Meziyetlerimizle olan imtihanımız

İlmine-irfanına, feyzine-faziletine, ihlâsına, istiğnasına, mahviyetine-tevazuuna

Hemen her insaf ehli insanın gıptayla, takdir ederek sena ettikleri; altı bin sayfalık emsalsiz Risale-i Nur Külliyatı'nın müellifi Üstad Bediüzzaman'ın; saymakla bitiremeyeceğiz meziyetlerine rağmen, "Ben de sizin bu ders-i Kur'aniyede bir ders arkadaşınızım.", "Evet, lezzetli üzüm salkımlarının hâsiyetleri, kuru çubuğunda aranılmaz. İşte ben de öyle bir kuru çubuk hükmündeyim.", "Ben bir çekirdektim, çürüdüm gittim.

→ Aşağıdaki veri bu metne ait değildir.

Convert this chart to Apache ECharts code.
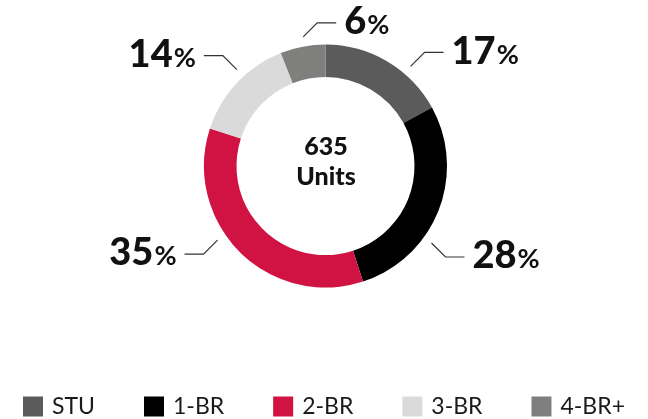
<!DOCTYPE html>
<html>
<head>
<meta charset="utf-8">
<script src="https://cdn.jsdelivr.net/npm/echarts@6/dist/echarts.min.js"></script>
<style>
  html, body { margin: 0; padding: 0; background: #fff; }
</style>
</head>
<body>
<div id="main" style="width: 648px;height: 419px"></div>

<script type="text/javascript">
    // data
    var categories = ['STU', '1-BR', '2-BR', '3-BR', '4-BR+'];
    var shares = [17, 28, 35, 14, 6];
    var totalUnits = 635;

    // styles
    var colors = ['#5b5b5b', '#000000', '#d01342', '#d9dad9', '#7f807e'];
    var cx = 325.5, cy = 166;
    // where each leader line leaves the ring (degrees clockwise from 12 o'clock) and which side its label sits
    var leadAngle = [40.5, 126, 235.5, 317.4, 350.2];
    var leadSide = [1, 1, -1, -1, 1];

    function polar(r, deg) {
        var a = deg * Math.PI / 180;
        return [cx + r * Math.sin(a), cy - r * Math.cos(a)];
    }

    var myChart = echarts.init(document.getElementById('main'));

    var option = {
        animation: false,
        color: colors,
        graphic: [{
            type: 'text',
            x: 326,
            y: 162,
            style: {
                text: totalUnits + '\nUnits',
                align: 'center',
                verticalAlign: 'middle',
                textAlign: 'center',
                textVerticalAlign: 'middle',
                fontFamily: 'Lato',
                fontWeight: 900,
                fontSize: 25,
                lineHeight: 30,
                fill: '#111'
            }
        }],
        legend: {
            data: categories,
            left: 'center',
            top: 390,
            icon: 'rect',
            itemWidth: 20,
            itemHeight: 20,
            itemGap: 49,
            selectedMode: false,
            textStyle: {
                fontFamily: 'Lato',
                fontSize: 23,
                color: '#1a1a1a',
                padding: [0, 0, 0, 4]
            }
        },
        series: [{
            type: 'pie',
            center: [cx, cy],
            radius: [89, 121.5],
            startAngle: 90,
            clockwise: true,
            silent: true,
            data: categories.map(function (c, i) {
                return { name: c, value: shares[i] };
            }),
            label: {
                show: true,
                position: 'outside',
                formatter: '{n|{c}}{p|%}',
                color: '#111',
                rich: {
                    n: { fontFamily: 'Lato', fontWeight: 900, fontSize: 38, color: '#111', verticalAlign: 'bottom' },
                    p: { fontFamily: 'Lato', fontWeight: 'bold', fontSize: 27, color: '#111', verticalAlign: 'bottom', padding: [0, 0, 2, 1] }
                }
            },
            labelLine: {
                show: true,
                lineStyle: { color: '#333', width: 1.2 }
            },
            labelLayout: function (p) {
                var i = p.dataIndex;
                var side = leadSide[i];
                var p1 = polar(131, leadAngle[i]);
                var up = Math.cos(leadAngle[i] * Math.PI / 180) > 0 ? -1 : 1;
                var p2 = [p1[0] + side * 14, p1[1] + up * 14];
                var p3 = [p2[0] + side * 19, p2[1]];
                return {
                    x: p3[0] + side * 8,
                    y: p3[1] - 1,
                    align: side > 0 ? 'left' : 'right',
                    verticalAlign: 'middle',
                    labelLinePoints: [p1, p2, p3]
                };
            }
        }]
    };

    myChart.setOption(option);
</script>
</body>
</html>
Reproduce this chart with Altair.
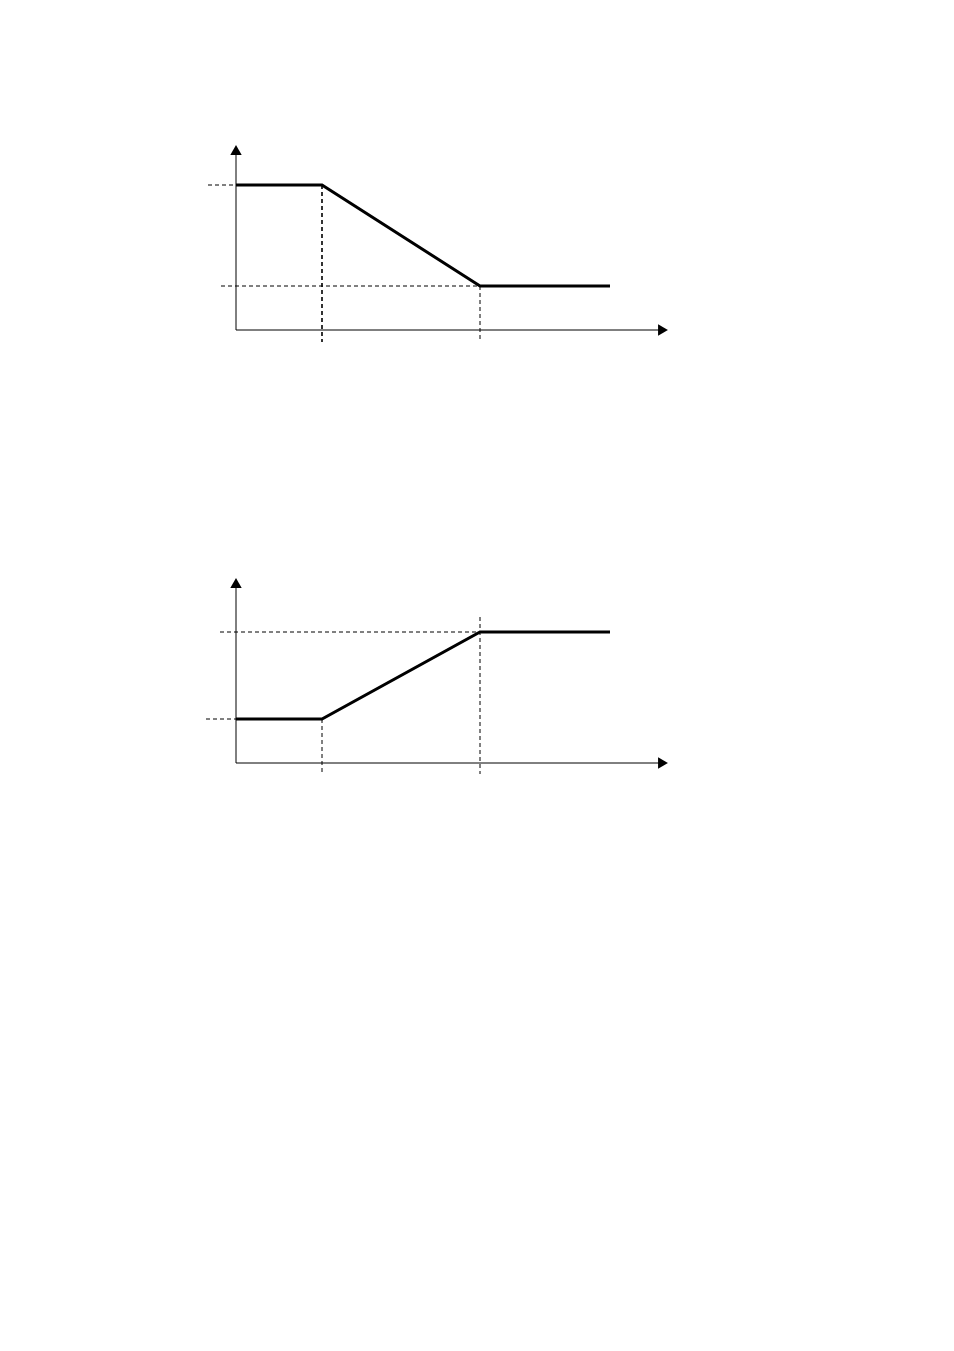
import altair as alt
import pandas as pd

# ---- data (units = px-like schematic coordinates, origin at axes corner) ----
top_x = [0, 86, 244, 374]
top_y = [145, 145, 44, 44]
bot_x = [0, 86, 244, 374]
bot_y = [44, 44, 131, 131]

# guide (dashed) segments: x, x2, y, y2, width
top_gx = [-28, -15, 86, 244]
top_gx2 = [86, 244, 86, 244]
top_gy = [145, 44, 145, 44]
top_gy2 = [145, 44, -12, -12]
top_gw = [1, 1, 1.6, 1]

bot_gx = [-30, -16, 86, 244]
bot_gx2 = [86, 244, 86, 244]
bot_gy = [44, 131, 44, 146]
bot_gy2 = [44, 131, -11, -11]
bot_gw = [1, 1, 1, 1]

axis_len_x = 427
axis_len_y = 181
arrow_x = [427, 0]
arrow_y = [0, 180]

XDOM = [-40, 440]
YDOM = [-20, 200]


def panel(xs, ys, gx, gx2, gy, gy2, gw):
    xs_scale = alt.Scale(domain=XDOM, nice=False, zero=False)
    ys_scale = alt.Scale(domain=YDOM, nice=False, zero=False)

    guides = pd.DataFrame({"x": gx, "x2": gx2, "y": gy, "y2": gy2, "w": gw})
    g = alt.Chart(guides).mark_rule(color="black", strokeDash=[4, 3]).encode(
        x=alt.X("x:Q", scale=xs_scale, axis=None),
        x2="x2:Q",
        y=alt.Y("y:Q", scale=ys_scale, axis=None),
        y2="y2:Q",
        strokeWidth=alt.StrokeWidth("w:Q", scale=None),
    )

    axes = pd.DataFrame({"x": [0, 0], "x2": [axis_len_x, 0],
                         "y": [0, 0], "y2": [0, axis_len_y]})
    a = alt.Chart(axes).mark_rule(color="black", strokeWidth=1).encode(
        x=alt.X("x:Q", scale=xs_scale, axis=None),
        x2="x2:Q",
        y=alt.Y("y:Q", scale=ys_scale, axis=None),
        y2="y2:Q",
    )

    arrows = pd.DataFrame({"x": arrow_x, "y": arrow_y,
                           "shape": ["triangle-right", "triangle-up"]})
    ar = alt.Chart(arrows).mark_point(filled=True, color="black", opacity=1, size=130).encode(
        x=alt.X("x:Q", scale=xs_scale, axis=None),
        y=alt.Y("y:Q", scale=ys_scale, axis=None),
        shape=alt.Shape("shape:N", scale=None),
    )

    line_df = pd.DataFrame({"x": xs, "y": ys, "o": list(range(len(xs)))})
    ln = alt.Chart(line_df).mark_line(color="black", strokeWidth=3, strokeJoin="miter").encode(
        x=alt.X("x:Q", scale=xs_scale, axis=None),
        y=alt.Y("y:Q", scale=ys_scale, axis=None),
        order="o:Q",
    )
    return alt.layer(g, a, ln, ar).properties(width=480, height=220)


top = panel(top_x, top_y, top_gx, top_gx2, top_gy, top_gy2, top_gw)
bottom = panel(bot_x, bot_y, bot_gx, bot_gx2, bot_gy, bot_gy2, bot_gw)

chart = alt.vconcat(top, bottom, spacing=213).properties(
    padding={"left": 188, "top": 122, "right": 10, "bottom": 10},
    background="white",
).configure_view(stroke=None)

chart.save("out.html", embed_options={"renderer": "svg", "actions": False})
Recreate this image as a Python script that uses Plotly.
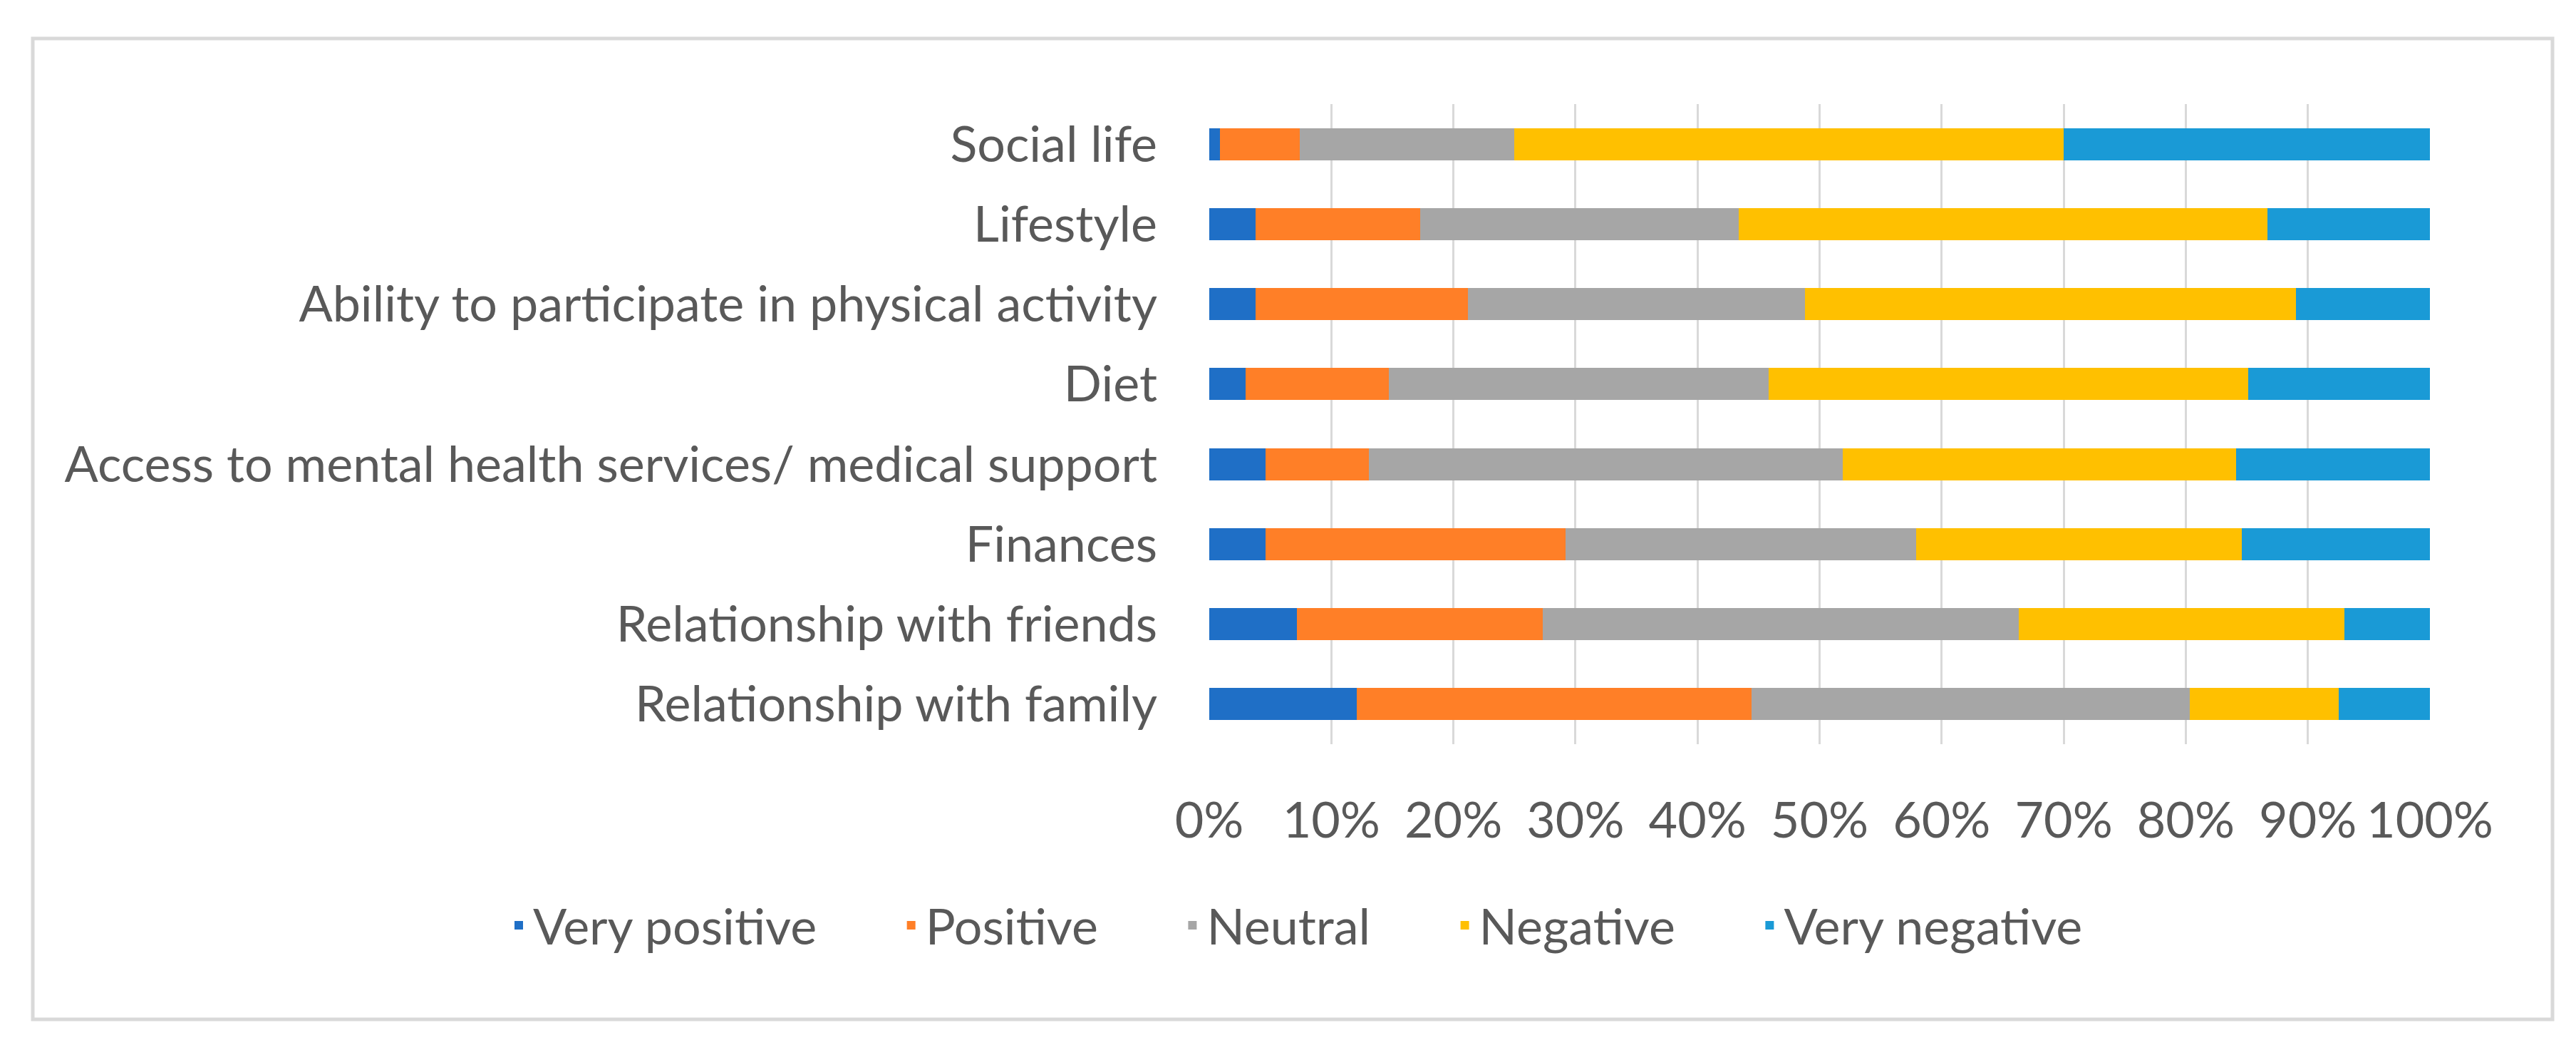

Bütün kıymet Kur'ân-ı Hakîm'in manası ve hakikatli tefsiri olan Risale-i Nur'a aittir.", "Ben kendimi beğenmiyorum; beni beğenenleri de beğenmiyorum.", "Bütün dünya beni medh ü sena etse beni inandıramaz ki ben iyiyim ve sahib-i kemalim" gibi ifadeler kullanması dikkat çekicidir.

Hemen herkesin gıpta ile bakıp takdir ettiği onca meziyetlerine rağmen, "Ben bir çekirdektim, çürüdüm gittim." ifadeleriyle kendisini âdeta sıradan bir ehl-i din gibi takdim ederek nazara vermesini nasıl anlamalı, nasıl yorumlamalı

Üstad Bediüzzaman, mahviyet ve tevazu yüklü bu ifadelerle, saymakla bitiremeyeceğimiz o harika meziyetlerini kamufle etmekle beraber, başta hâdimleri olmak üzere bütün ehl-i dine de, aynı şekilde, kendilerinde var olan meziyetler ve istidatlar için, "Meziyetin varsa hafa gizlilik türabında kalsın..." ikazında, tavsiyesinde bulunuyor.

Elimizde bulunan altın, elmas gibi kıymetli madenlerimizi, zayi olmamaları için; rastgele, görünür yerlere değil de kimsenin göremeyeceği emniyetli yerlere koyduğumuz gibi, birer ihsan-ı İlâhî olarak bize verilen bazı kıymetli meziyetlerimizi veya kabiliyetlerimizi olur olmaz yerlerde teşhir etmek yerine, yerine göre kamufle etmemizin daha doğru olduğunu Üstad, "...hafâ türabında kalsın.." diyerek nazara veriyor.

Üstad Bediüzzaman'ın bu tavsiyelerini görmezden gelerek; her yerde, her zaman insanların teveccühlerini ve taltiflerini celbetmek için vitrinlerde görünmeyi alışkanlık hâline getirirsek bu hizmet-i Kur'âniye'de bulunan kardeşlerin hukuklarını çiğnemiş oluruz; daha da tehlikeli olanı, belki de farkına varmadan kendimizi enaniyet, gurur ve kibir gibi çirkin hasletlerin içinde bulmuş oluruz.